◆ **Directions for this task**:
Starting at the first line of the data, please print exactly those lines through the one that holds "-1.4, -1.6, 0.4];", omitting every picture.

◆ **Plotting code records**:
- - - - - - -

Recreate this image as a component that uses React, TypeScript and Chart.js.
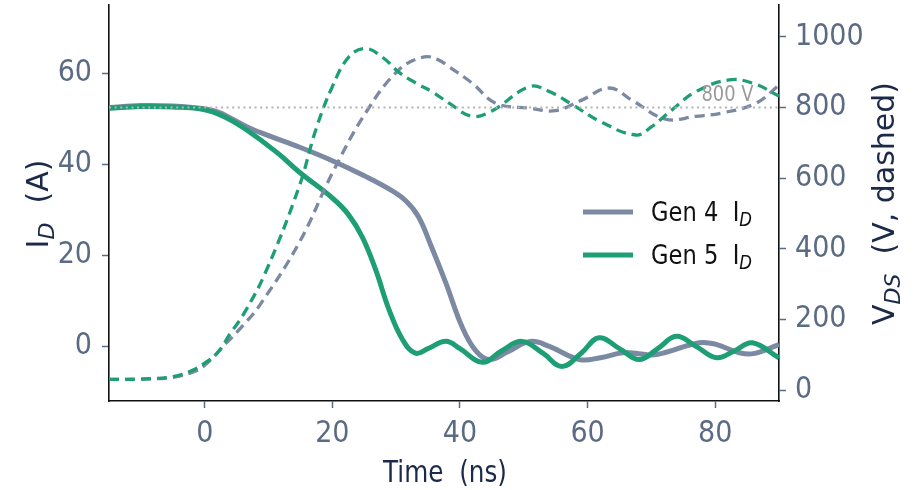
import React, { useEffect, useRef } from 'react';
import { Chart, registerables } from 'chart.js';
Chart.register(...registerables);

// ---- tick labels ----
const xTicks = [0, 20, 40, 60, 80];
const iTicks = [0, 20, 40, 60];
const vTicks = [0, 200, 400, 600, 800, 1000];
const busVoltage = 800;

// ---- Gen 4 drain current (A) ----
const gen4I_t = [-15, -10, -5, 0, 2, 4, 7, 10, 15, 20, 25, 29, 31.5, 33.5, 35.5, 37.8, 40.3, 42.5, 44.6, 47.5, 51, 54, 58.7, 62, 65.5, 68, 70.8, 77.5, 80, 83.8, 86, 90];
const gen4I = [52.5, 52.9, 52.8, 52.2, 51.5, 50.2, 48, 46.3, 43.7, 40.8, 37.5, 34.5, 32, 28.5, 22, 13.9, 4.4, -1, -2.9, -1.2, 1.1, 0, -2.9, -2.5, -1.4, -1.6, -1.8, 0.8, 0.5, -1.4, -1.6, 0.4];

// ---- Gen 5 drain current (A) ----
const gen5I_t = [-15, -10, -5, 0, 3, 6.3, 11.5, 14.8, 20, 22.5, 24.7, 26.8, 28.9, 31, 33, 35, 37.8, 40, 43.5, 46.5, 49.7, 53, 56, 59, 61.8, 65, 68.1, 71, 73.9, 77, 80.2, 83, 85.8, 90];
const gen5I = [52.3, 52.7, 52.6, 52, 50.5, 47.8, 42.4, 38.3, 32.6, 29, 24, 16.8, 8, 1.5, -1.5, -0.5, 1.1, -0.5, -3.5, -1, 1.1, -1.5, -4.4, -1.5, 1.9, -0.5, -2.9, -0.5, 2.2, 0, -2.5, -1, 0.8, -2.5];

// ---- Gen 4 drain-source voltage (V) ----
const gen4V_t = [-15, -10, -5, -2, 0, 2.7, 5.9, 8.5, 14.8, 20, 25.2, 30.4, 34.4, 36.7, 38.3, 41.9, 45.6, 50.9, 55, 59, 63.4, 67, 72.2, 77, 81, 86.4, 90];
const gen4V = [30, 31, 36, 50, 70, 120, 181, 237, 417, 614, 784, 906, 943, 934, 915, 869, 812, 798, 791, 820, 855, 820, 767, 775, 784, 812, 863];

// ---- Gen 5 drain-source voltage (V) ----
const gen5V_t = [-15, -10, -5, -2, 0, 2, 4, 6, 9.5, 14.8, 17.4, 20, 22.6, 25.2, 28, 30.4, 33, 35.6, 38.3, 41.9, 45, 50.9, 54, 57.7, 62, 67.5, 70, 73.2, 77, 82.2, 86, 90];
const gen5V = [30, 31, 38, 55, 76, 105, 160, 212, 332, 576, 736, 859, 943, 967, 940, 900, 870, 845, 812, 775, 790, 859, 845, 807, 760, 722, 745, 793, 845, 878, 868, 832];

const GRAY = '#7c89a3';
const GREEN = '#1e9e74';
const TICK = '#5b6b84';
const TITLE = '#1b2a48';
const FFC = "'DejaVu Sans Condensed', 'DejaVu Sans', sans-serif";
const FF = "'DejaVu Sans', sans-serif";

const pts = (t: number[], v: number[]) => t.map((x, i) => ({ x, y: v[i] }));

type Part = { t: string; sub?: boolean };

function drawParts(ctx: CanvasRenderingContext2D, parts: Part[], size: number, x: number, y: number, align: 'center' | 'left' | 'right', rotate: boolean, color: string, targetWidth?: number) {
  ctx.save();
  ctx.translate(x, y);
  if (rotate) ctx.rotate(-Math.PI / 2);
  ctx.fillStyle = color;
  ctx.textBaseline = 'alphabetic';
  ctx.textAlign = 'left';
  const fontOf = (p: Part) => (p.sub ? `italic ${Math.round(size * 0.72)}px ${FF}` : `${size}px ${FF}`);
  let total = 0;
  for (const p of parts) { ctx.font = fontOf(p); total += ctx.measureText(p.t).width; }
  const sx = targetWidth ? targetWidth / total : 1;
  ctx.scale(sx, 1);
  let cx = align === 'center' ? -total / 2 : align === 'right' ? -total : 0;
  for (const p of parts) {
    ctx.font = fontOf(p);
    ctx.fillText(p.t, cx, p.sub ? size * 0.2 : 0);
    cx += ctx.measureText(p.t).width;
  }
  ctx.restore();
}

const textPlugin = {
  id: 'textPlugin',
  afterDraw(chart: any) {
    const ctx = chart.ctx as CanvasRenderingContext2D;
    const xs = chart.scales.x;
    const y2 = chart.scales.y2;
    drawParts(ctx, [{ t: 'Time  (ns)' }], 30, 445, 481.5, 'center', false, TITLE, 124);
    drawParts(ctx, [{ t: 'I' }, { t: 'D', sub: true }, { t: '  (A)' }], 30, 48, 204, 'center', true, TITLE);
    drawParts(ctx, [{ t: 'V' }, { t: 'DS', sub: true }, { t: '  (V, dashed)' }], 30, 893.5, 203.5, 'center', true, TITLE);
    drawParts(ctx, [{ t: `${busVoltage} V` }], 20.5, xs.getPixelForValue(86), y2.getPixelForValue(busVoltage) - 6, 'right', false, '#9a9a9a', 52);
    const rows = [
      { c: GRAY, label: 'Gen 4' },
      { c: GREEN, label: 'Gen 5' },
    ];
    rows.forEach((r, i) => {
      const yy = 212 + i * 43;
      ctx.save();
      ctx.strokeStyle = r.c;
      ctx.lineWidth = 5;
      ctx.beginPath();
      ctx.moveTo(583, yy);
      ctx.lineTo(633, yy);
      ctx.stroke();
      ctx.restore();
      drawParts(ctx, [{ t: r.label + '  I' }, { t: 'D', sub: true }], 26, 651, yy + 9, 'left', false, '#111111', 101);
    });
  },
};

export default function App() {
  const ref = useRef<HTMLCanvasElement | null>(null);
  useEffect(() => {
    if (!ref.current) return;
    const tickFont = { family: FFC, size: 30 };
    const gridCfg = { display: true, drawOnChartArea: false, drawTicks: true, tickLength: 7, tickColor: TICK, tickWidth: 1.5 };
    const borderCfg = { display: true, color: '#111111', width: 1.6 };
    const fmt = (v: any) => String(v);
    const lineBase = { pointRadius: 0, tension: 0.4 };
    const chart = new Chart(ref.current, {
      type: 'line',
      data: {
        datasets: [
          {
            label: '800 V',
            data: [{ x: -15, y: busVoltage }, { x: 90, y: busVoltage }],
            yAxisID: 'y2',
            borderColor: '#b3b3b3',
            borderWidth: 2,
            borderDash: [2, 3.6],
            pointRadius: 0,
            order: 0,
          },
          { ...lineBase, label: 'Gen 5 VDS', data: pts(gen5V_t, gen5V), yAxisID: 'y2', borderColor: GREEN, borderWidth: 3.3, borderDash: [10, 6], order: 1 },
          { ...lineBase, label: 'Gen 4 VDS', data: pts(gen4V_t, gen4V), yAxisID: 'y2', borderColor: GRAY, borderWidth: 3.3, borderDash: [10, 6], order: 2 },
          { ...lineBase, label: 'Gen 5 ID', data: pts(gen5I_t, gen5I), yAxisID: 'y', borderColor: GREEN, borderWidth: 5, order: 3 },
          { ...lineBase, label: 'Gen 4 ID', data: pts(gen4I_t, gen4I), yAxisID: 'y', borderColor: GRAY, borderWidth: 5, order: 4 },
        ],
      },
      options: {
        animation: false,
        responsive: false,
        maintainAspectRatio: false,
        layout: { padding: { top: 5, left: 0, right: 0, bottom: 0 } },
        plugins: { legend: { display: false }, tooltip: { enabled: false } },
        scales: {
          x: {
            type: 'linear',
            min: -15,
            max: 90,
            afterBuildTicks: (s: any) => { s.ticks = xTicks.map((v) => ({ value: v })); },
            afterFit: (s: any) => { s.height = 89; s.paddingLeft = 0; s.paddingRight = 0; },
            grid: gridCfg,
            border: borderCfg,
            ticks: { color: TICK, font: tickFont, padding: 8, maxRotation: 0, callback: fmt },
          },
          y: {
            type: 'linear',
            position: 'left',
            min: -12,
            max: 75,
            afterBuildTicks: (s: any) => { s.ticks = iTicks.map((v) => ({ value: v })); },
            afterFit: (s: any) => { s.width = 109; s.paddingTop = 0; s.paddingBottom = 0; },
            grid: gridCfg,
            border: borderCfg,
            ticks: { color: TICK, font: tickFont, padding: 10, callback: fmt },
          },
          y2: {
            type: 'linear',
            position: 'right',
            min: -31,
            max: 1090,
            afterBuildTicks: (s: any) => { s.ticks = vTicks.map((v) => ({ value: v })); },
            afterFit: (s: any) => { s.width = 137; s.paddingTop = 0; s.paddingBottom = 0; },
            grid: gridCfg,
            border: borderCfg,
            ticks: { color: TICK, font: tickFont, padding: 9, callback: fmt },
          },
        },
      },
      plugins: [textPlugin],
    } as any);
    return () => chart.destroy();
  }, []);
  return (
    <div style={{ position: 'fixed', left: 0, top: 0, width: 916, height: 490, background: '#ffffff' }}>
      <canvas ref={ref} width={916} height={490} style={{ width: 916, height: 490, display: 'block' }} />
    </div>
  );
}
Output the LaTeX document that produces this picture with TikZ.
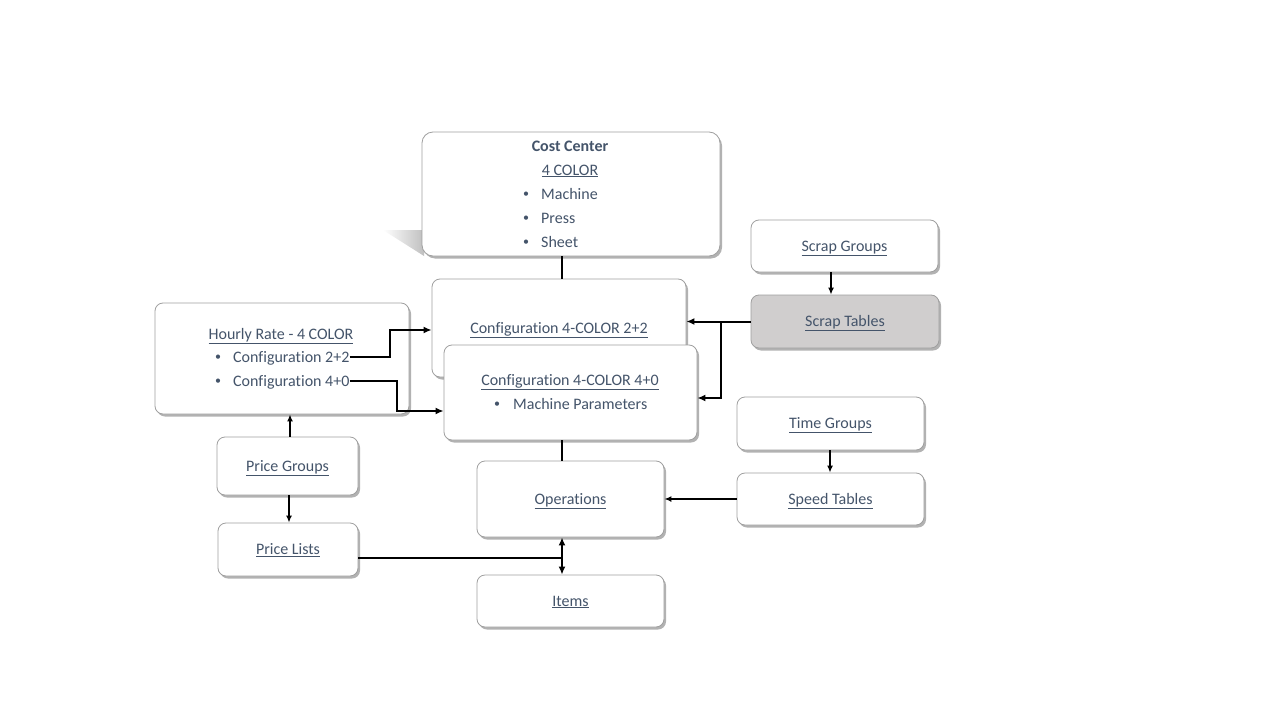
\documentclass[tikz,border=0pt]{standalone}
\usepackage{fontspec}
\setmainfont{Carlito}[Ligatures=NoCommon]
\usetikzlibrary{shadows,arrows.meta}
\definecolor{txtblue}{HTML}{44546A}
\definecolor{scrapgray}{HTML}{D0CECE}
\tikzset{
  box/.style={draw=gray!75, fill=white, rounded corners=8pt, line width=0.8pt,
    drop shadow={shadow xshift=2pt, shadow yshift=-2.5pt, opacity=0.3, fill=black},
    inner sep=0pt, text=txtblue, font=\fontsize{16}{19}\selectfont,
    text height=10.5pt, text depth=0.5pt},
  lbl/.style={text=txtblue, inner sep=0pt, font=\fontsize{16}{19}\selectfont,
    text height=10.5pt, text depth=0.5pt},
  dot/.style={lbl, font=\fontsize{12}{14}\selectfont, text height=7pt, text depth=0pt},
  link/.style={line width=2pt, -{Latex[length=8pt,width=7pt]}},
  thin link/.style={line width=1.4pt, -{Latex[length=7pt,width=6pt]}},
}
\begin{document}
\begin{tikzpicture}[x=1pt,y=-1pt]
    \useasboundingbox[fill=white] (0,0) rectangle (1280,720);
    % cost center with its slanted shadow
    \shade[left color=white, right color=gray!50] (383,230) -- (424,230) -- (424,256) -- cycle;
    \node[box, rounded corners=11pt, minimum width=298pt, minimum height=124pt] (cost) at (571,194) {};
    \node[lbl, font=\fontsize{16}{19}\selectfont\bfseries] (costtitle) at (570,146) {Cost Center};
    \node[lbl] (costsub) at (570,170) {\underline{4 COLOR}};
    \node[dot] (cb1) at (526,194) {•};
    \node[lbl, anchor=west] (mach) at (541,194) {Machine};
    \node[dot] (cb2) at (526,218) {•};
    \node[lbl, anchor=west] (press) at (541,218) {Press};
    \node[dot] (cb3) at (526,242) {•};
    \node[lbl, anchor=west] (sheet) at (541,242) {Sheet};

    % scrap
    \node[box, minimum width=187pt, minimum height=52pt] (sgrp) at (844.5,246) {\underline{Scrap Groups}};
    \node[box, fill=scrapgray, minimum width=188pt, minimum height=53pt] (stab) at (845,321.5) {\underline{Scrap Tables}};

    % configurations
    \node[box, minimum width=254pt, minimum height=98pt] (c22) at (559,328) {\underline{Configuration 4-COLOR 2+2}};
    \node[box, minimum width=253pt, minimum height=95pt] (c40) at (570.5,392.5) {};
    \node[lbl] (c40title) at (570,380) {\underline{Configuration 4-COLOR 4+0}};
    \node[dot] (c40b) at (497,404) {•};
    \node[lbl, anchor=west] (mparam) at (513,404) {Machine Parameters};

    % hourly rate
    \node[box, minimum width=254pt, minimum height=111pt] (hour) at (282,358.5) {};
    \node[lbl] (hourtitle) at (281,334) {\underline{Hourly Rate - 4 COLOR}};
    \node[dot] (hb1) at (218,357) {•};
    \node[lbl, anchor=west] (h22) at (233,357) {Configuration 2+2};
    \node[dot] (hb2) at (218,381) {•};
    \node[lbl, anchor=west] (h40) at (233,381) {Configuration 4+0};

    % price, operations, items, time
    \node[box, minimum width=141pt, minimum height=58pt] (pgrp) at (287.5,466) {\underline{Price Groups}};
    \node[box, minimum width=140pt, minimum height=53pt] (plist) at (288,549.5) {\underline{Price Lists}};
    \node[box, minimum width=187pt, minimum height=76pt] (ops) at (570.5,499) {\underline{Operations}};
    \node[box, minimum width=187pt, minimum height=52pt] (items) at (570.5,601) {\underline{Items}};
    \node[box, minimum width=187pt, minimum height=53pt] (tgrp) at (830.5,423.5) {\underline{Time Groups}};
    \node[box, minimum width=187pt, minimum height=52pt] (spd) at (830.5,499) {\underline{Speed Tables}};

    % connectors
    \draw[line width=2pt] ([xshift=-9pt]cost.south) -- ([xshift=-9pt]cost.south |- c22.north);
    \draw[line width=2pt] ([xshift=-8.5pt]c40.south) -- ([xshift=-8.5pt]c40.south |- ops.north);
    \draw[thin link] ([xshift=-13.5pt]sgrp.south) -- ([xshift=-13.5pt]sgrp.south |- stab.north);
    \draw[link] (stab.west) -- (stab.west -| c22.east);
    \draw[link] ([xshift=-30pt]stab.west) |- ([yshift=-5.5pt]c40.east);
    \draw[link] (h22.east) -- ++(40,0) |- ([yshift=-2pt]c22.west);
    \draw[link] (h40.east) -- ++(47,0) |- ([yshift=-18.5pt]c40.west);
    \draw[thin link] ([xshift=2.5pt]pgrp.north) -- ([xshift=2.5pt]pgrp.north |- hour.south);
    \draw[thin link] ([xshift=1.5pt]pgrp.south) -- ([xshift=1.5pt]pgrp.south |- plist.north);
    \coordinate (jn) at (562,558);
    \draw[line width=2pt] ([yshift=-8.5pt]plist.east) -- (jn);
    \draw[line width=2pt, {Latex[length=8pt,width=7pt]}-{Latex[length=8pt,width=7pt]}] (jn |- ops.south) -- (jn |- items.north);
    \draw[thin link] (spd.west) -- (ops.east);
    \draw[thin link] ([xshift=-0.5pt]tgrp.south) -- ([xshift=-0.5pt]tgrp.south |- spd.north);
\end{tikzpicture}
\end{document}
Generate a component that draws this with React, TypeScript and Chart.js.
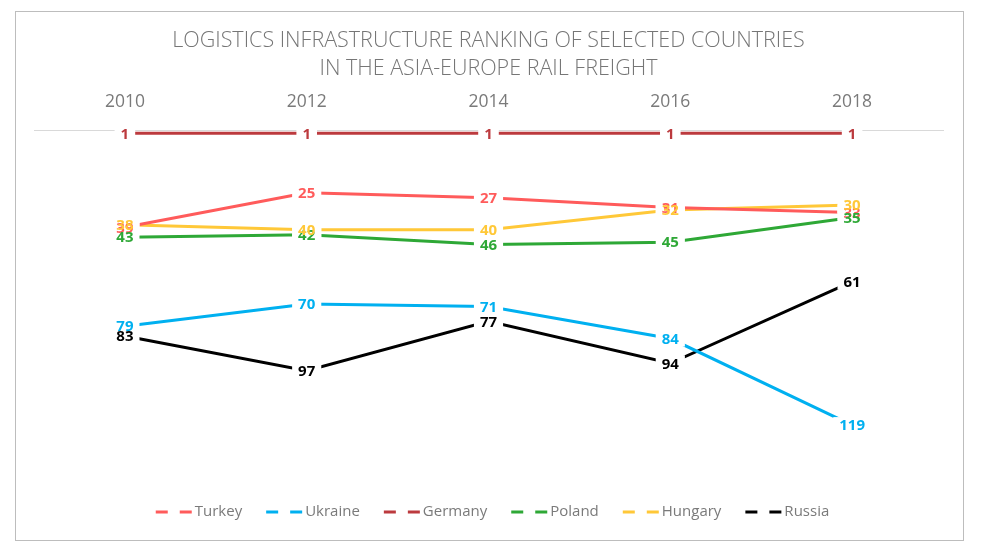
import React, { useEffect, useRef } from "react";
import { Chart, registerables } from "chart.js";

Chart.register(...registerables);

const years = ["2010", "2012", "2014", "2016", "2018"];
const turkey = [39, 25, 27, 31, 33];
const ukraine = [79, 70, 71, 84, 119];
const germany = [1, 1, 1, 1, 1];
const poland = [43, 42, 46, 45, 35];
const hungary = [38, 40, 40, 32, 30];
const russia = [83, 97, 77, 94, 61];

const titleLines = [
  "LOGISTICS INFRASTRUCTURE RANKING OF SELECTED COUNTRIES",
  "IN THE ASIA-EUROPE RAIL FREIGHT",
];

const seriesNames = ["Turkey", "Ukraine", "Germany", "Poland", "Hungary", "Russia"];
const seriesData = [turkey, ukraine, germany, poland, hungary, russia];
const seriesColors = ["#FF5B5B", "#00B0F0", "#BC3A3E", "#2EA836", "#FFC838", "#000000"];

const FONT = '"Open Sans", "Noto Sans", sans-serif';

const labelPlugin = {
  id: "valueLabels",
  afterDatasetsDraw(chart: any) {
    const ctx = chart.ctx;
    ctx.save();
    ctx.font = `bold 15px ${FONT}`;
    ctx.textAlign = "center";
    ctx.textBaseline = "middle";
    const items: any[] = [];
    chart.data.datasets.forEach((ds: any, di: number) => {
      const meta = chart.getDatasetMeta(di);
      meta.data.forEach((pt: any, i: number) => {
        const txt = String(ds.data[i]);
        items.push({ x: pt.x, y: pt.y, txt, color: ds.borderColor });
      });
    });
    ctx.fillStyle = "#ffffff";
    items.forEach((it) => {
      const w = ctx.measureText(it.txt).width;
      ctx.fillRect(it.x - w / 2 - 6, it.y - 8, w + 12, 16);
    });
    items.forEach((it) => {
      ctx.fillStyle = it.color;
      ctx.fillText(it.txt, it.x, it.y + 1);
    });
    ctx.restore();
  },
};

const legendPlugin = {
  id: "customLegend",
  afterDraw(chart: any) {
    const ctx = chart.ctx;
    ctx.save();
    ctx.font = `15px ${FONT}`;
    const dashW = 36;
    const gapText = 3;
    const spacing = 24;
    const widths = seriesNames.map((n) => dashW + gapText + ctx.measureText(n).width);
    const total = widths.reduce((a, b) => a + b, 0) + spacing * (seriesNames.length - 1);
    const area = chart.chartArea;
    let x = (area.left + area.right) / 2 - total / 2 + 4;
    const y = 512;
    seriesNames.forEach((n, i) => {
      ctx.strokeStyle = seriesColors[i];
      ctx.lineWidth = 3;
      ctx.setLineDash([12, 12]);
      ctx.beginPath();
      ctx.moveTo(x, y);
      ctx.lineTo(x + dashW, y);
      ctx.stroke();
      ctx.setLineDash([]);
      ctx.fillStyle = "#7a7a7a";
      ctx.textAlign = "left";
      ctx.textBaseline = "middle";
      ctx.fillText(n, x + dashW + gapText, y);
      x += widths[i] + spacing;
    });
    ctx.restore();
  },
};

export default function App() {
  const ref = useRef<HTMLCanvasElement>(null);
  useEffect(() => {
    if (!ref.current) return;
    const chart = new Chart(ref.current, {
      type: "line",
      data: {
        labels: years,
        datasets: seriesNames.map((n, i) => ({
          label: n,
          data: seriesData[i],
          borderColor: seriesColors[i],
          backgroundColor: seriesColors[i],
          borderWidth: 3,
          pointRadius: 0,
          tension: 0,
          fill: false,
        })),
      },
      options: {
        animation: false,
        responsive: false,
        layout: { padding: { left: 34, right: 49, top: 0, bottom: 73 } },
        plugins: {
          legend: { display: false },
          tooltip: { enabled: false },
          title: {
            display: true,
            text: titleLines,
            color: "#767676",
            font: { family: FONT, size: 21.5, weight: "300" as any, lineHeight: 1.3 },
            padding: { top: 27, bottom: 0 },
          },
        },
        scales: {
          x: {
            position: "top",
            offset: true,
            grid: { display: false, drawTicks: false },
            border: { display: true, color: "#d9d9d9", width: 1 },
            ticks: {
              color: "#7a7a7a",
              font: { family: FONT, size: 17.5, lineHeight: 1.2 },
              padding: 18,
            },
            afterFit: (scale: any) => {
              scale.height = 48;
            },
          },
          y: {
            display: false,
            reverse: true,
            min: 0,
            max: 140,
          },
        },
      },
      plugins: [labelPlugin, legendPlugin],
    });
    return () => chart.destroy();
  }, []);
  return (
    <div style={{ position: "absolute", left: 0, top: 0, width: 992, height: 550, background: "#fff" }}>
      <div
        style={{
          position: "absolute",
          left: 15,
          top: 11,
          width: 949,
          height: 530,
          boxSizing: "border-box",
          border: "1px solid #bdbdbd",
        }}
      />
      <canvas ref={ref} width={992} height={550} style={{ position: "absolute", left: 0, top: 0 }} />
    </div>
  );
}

- - - - - - -

◆ **Solution**:
Recreate this image as a component that uses React, TypeScript and Chart.js.
import React, { useEffect, useRef } from 'react';
import { Chart, registerables } from 'chart.js';
Chart.register(...registerables);

// ---- tick labels ----
const xTicks = [0, 20, 40, 60, 80];
const iTicks = [0, 20, 40, 60];
const vTicks = [0, 200, 400, 600, 800, 1000];
const busVoltage = 800;

// ---- Gen 4 drain current (A) ----
const gen4I_t = [-15, -10, -5, 0, 2, 4, 7, 10, 15, 20, 25, 29, 31.5, 33.5, 35.5, 37.8, 40.3, 42.5, 44.6, 47.5, 51, 54, 58.7, 62, 65.5, 68, 70.8, 77.5, 80, 83.8, 86, 90];
const gen4I = [52.5, 52.9, 52.8, 52.2, 51.5, 50.2, 48, 46.3, 43.7, 40.8, 37.5, 34.5, 32, 28.5, 22, 13.9, 4.4, -1, -2.9, -1.2, 1.1, 0, -2.9, -2.5, -1.4, -1.6, -1.8, 0.8, 0.5, -1.4, -1.6, 0.4];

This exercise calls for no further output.